La Constitución peruana de 1993 cuenta con dos mecanismos de control parlamentario que suelen confundirse con facilidad: el antejuicio y el juicio político. La diferencia no se reduce a tecnicismos jurídicos, se trata de una barrera que impide instrumentalizar el poder en un arma de persecución política o impunidad.
El antejuicio actúa como una garantía procesal para el ejercicio de la administración pública. Se busca impedir que los altos funcionarios —presidente, ministros, altos magistrados— sean sometidos a denuncias penales formuladas por la oposición política. El Congreso no se ocupa de juzgar culpabilidades ni calificar delitos, sólo autoriza, o no, a levantar el fuero para que el Ministerio Público investigue y el Poder Judicial juzgue. No es un blindaje, busca evitar que el proceso penal sea un medio revanchista. El juicio político, en cambio, se mueve en el territorio de la responsabilidad política, es decir, lo que importa es si se produjeron infracciones constitucionales en la alta función pública. El Congreso puede destituir o inhabilitar al funcionario para proteger la separación y equilibrio de poderes.
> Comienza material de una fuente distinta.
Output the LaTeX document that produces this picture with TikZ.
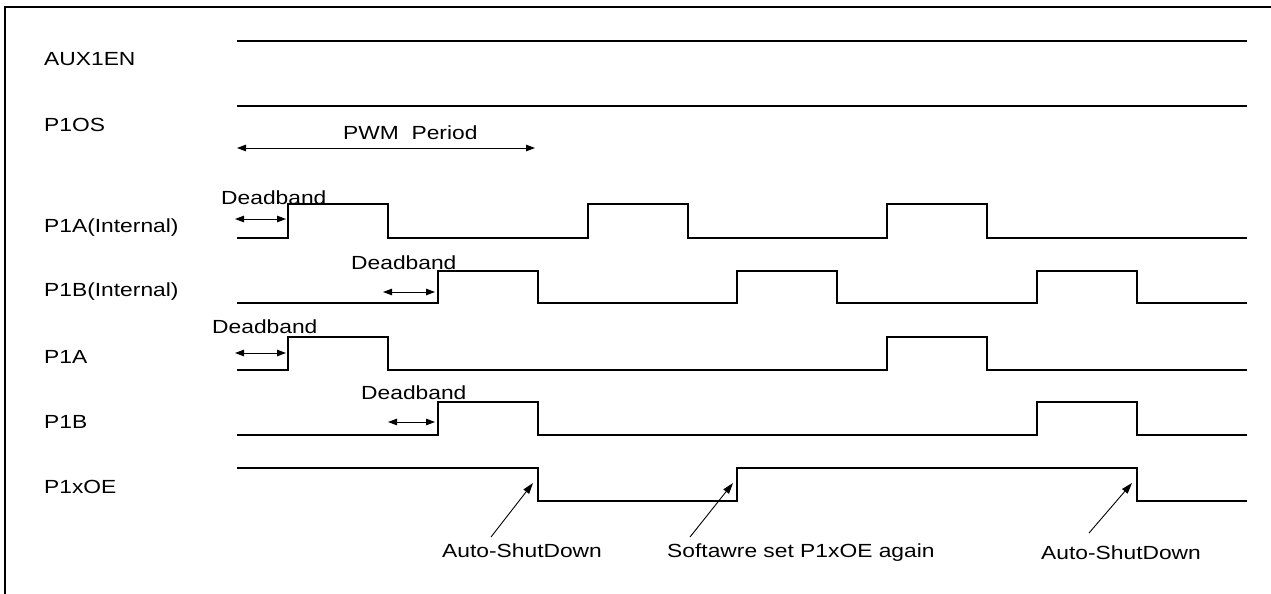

El Tribunal Constitucional ha advertido que confundir ambos mecanismos produce graves distorsiones, por ejemplo, castigos penales disfrazados de control o juicios políticos vaciados de contenido, pues, cuando el Congreso olvida sus fronteras de actuación se convierte en juez y parte. Por eso, diferenciar el antejuicio y juicio político preserva la estabilidad, para que cada alto funcionario cumpla su función con decoro y sin atropellar la institucionalidad. Una lección básica que la ciudadanía debe aprender en democracia.